So there's an "anarchist" scene in my city, but they all just seem to be SJWs. They have these preachy zines that basically say "if you don't agree with me you're a bad person." Isn't anarchism about questioning what you hear?
I would say that it aids the fall of the state. Various minorities with conflict against each other are a surefire way to get some riots going.
Eh, those are the anarchists I don't really want to be near if they have a holier than thou attitude.
Because, what's edgier (sp?) than being an SJW? Being an anarchist. These people are constantly looking for an identity.
I don't think that's true. Many anarchists are actively opposed to the identity politics which typifies social justice movements. Anarchism can be reduced to a belief in the elimination of coercive power and the replacement of hierarchical state institutions with fully voluntary association. Identity politics can fit into that but it doesn't necessarily have a place in all anarchists' politics. It might be that frustration with institutions of the state, through the lenses of racial or gendered justice, is part of the reason people are drawn to that anarchist group and why it has that SJW vibe.

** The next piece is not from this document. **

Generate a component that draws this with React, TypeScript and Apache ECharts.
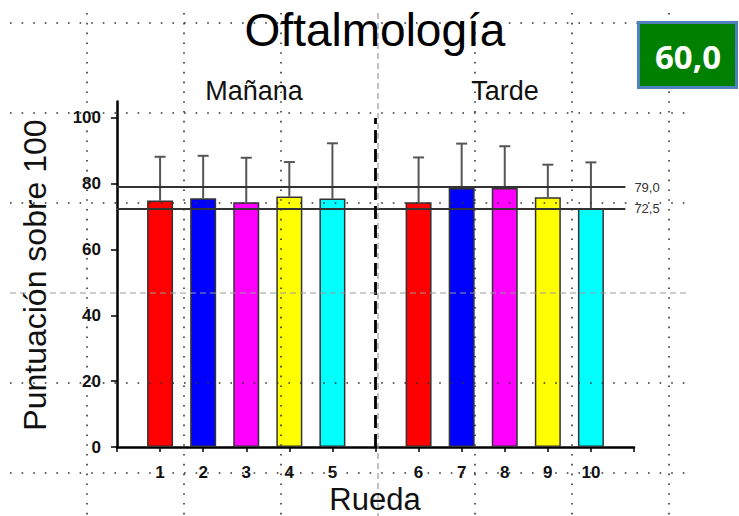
import React, { useEffect, useRef } from 'react';
import * as echarts from 'echarts';

const title = 'Oftalmología';
const groups = ['Mañana', 'Tarde'];
const groupSize = 5;
const categories = ['1', '2', '3', '4', '5', '6', '7', '8', '9', '10'];
const means = [74.9, 75.6, 74.4, 76.1, 75.5, 74.4, 78.7, 78.7, 75.9, 72.5];
const upper = [88.2, 88.5, 87.9, 86.6, 92.3, 88.0, 92.2, 91.4, 85.8, 86.5];
const colors = ['#ff0000', '#0000ff', '#ff00ff', '#ffff00', '#00ffff', '#ff0000', '#0000ff', '#ff00ff', '#ffff00', '#00ffff'];
const refValues = [79.0, 72.5];
const refLabels = ['79,0', '72,5'];
const yTicks = [0, 20, 40, 60, 80, 100];
const badge = '60,0';
const yTitle = 'Puntuación sobre 100';
const xTitle = 'Rueda';

const positions = categories.map((_, i) => i + 1 + Math.floor(i / groupSize));
const xMax = categories.length + groups.length;
const dividerPos = groupSize + 1;
const xTickValues = Array.from({ length: xMax + 1 }, (_, i) => i);

const FONT = 'Liberation Sans, Arial, sans-serif';

export default function App() {
  const ref = useRef<HTMLDivElement>(null);
  useEffect(() => {
    if (!ref.current) return;
    const chart = echarts.init(ref.current, null, { renderer: 'svg' });

    const vLines = [87, 184, 281, 378, 475, 572, 669];
    const hLines = [23, 113, 203, 293, 383, 473];
    const gridGraphics: any[] = [];
    vLines.forEach((x) => {
      const center = x === 378;
      gridGraphics.push({
        type: 'line',
        z: 50,
        silent: true,
        shape: { x1: x, y1: 13, x2: x, y2: 516 },
        style: center
          ? { stroke: '#9a9a9a', lineWidth: 1.2, lineDash: [6, 4] }
          : { stroke: '#333', lineWidth: 1.6, lineDash: [1.6, 8.2] },
      });
    });
    hLines.forEach((y) => {
      const center = y === 293;
      gridGraphics.push({
        type: 'line',
        z: 50,
        silent: true,
        shape: { x1: 10, y1: y, x2: 688, y2: y },
        style: center
          ? { stroke: '#9a9a9a', lineWidth: 1.2, lineDash: [6, 4] }
          : { stroke: '#333', lineWidth: 1.6, lineDash: [1.6, 10] },
      });
    });

    const option: any = {
      animation: false,
      backgroundColor: '#fff',
      grid: { left: 117, right: 105, top: 101.5, bottom: 69, containLabel: false },
      xAxis: {
        type: 'value',
        min: 0,
        max: xMax,
        interval: 1,
        splitLine: { show: false },
        axisLine: { show: true, lineStyle: { color: '#000', width: 2.5 } },
        axisTick: { show: true, customValues: xTickValues, length: 5, lineStyle: { color: '#000', width: 1.5 } },
        axisLabel: {
          show: true,
          customValues: positions,
          margin: 17,
          fontSize: 17,
          fontWeight: 'bold',
          fontFamily: FONT,
          color: '#111',
          formatter: (v: number) => {
            const i = positions.indexOf(v);
            return i >= 0 ? categories[i] : '';
          },
        },
      },
      yAxis: {
        type: 'value',
        min: 0,
        max: 105,
        interval: 20,
        splitLine: { show: false },
        axisLine: { show: true, lineStyle: { color: '#000', width: 2.5 } },
        axisTick: { show: true, customValues: yTicks, length: 6, lineStyle: { color: '#000', width: 1.5 } },
        axisLabel: {
          show: true,
          customValues: yTicks,
          margin: 16,
          fontSize: 17,
          fontWeight: 'bold',
          fontFamily: FONT,
          color: '#111',
          formatter: (v: number) => (yTicks.indexOf(v) >= 0 ? String(v) : ''),
        },
      },
      series: [
        {
          type: 'bar',
          barWidth: 26,
          z: 2,
          data: means.map((m, i) => ({
            value: [positions[i], m],
            itemStyle: { color: colors[i], borderColor: '#333', borderWidth: 1.5 },
          })),
          markLine: {
            silent: true,
            symbol: 'none',
            z: 5,
            lineStyle: { color: '#333', width: 2, type: 'solid' },
            label: {
              show: true,
              position: 'end',
              distance: 9,
              fontSize: 13,
              fontFamily: FONT,
              color: '#333',
              formatter: (p: any) => refLabels[p.dataIndex],
            },
            data: refValues.map((v) => [{ coord: [0, v] }, { coord: [11.8, v] }]),
          },
        },
        {
          type: 'custom',
          z: 3,
          data: means.map((m, i) => [positions[i], m, upper[i]]),
          renderItem: (params: any, api: any) => {
            const x = api.value(0);
            const m = api.value(1);
            const u = api.value(2);
            const p0 = api.coord([x, m]);
            const p1 = api.coord([x, u]);
            const st = { stroke: '#555', lineWidth: 2 };
            return {
              type: 'group',
              children: [
                { type: 'line', shape: { x1: p0[0], y1: p0[1], x2: p1[0], y2: p1[1] }, style: st },
                { type: 'line', shape: { x1: p1[0] - 5.5, y1: p1[1], x2: p1[0] + 5.5, y2: p1[1] }, style: st },
              ],
            };
          },
        },
        {
          type: 'line',
          data: [],
          markLine: {
            silent: true,
            symbol: 'none',
            label: { show: false },
            lineStyle: { color: '#000', width: 2.8, type: [13, 6] },
            data: [[{ coord: [dividerPos, 0] }, { coord: [dividerPos, 100] }]],
          },
        },
      ],
      graphic: [
        ...gridGraphics,
        {
          type: 'text',
          z: 60,
          x: 375,
          y: 30,
          style: { text: title, font: `46px ${FONT}`, fill: '#000', align: 'center', verticalAlign: 'middle' },
        },
        {
          type: 'text',
          z: 60,
          x: 254,
          y: 91,
          style: { text: groups[0], font: `27px ${FONT}`, fill: '#111', align: 'center', verticalAlign: 'middle' },
        },
        {
          type: 'text',
          z: 60,
          x: 505,
          y: 91,
          style: { text: groups[1], font: `27px ${FONT}`, fill: '#111', align: 'center', verticalAlign: 'middle' },
        },
        {
          type: 'text',
          z: 60,
          x: 375,
          y: 499,
          style: { text: xTitle, font: `31px ${FONT}`, fill: '#111', align: 'center', verticalAlign: 'middle' },
        },
        {
          type: 'text',
          z: 60,
          x: 35,
          y: 275,
          rotation: Math.PI / 2,
          style: { text: yTitle, font: `32px ${FONT}`, fill: '#111', align: 'center', verticalAlign: 'middle' },
        },
        {
          type: 'rect',
          z: 70,
          shape: { x: 638.5, y: 22.5, width: 98, height: 65 },
          style: { fill: '#008000', stroke: '#4f81bd', lineWidth: 3 },
        },
        {
          type: 'text',
          z: 71,
          x: 688,
          y: 56,
          style: { text: badge, font: `bold 33px "Open Sans", sans-serif`, fill: '#fff', align: 'center', verticalAlign: 'middle' },
        },
      ],
    };
    chart.setOption(option);
    return () => chart.dispose();
  }, []);
  return <div ref={ref} style={{ width: 739, height: 516, position: 'absolute', left: 0, top: 0 }} />;
}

I thought anarchism was when you advocated for little or no legal regulation for something, or society in general.
This^ I'm, let's say, close to anarchism, I've been part of a group (now it's broken up) and I've met several people who identify as anarchists. Some of them view anarchism as "liberation for all", and are very open-minded when it comes to sexuality, gender etc, and different cultures. Sometimes superficially, so they can come across as SJW, and of the naive kind. Also many believe in the elimination of power dynamics and violence in general, so they allign with SJW movements. Some others just adopt the more strict definition of anarchy as a non-hierarchically structured society. And they usually put the intention to revolt above all, so they wouldn't allign with any minority movement, unless it has the intention to abolish the state etc, and has an anarchist ideological perspective in general. Others value all civil unrest, spontaneous dialogue, coming together and solidarity between people, liberation movements. I've met some very homophobic and transphobic anarchists who thought all this is political correctness and identity politics made up by govenments, capitalist degeneration etc. And some others who are hippies who want to make "free love" with each other and abolish gender. Anarchism is chaotic.
Not all anarchists are that way, like for instance this guy I know is an anarchist and also super racist, saying that anarchism will lead to self segregation. So not all anarchists are that way, probably just the ones you have interacted with I would say.
Here's the thing--just like with every political standpoint, there are extremists and SJWs, well, they live to be los extremos. They like to shout about shit without actually doing anything. Real anarchists don't tend to be as extreme, aren't as loud with their views and actually do shit that aids their political views.
"Why are all the anarchists I know intersectionalist?" at which point you've basically answered your own question if anarchism is the abolition of hierarchy and intersectionalism is identifying hierarchies in various identities (oppressive power structures in intersectionalist terms) then to be an anarchist is implicitly to want to abolish those hierarchies thus anarchists are intersectionalist And I think that any anarchist telling you that you're a bad person if you're not intersectionalist is because they think that there's a moral imperative to recognise and abolish these hierarchies and so anyone who doesn't is immoral and therefore a bad person.
I think it's a bit of a jump to say that. I think all forms of anarchism are destined to fail or are inherently undesirable but I will just engage in what definitionally makes anarchism anarchism, because that's what this discussion is about. Anarchism definitionally is generally about the state and other institutions of an historically similar nature (eg. churches). Many anarchists certainly believe in gender roles and have a restrictive sense of what the state of nature implies for human relationships. There are questions of whether or not anarchism is merely the abolition of formal hierarchies (i.e. the nation state and law) or is the active removal of any unequal social barriers of gender, race and so on, which might be termed the informal hierarchies. I don't think that all anarchists automatically take that second step. Some see it as a fait accompli once the state is abolished, because they see states as the cause, or at least the most significant enabler, of virtually all social ills. That is, informal hierarchies are dependent on formal structures to survive and can be replaced by a voluntary, non-statist association. This is the barest form of anarchist communism, in which property is only a right for the goods one can reasonably make use of and communities come to a tacit agreement about sharing resources and contributing labour. Others actively think the state is a corrupting influence on what should be the natural order of things in voluntary communities, ones which are relatively segregated and have distinct roles which are fundamentally just non-institutionalised power dynamics. That's definitely one of the most commonly occurring schools of thought; mainly in agrarian, anarchist communism. Others take a non-communitarian approach, in which it matters less whether you abolish those informal hierarchies, because all they care about is the abolition of state structures with outcomes that are perhaps even less equal and intersectional. This is the core of individualist capitalism, one which assumes that individuals, beholden to nothing but their interests, will form the best forms of associations or the lack thereof. These are genuine forms of anarchism that do not have to take intersectionality into account. I don't think it necessarily follows that you have to be intersectional to be anarchist. That's distinct from the question of whether the principles of anarchism should transfer to intersectionality.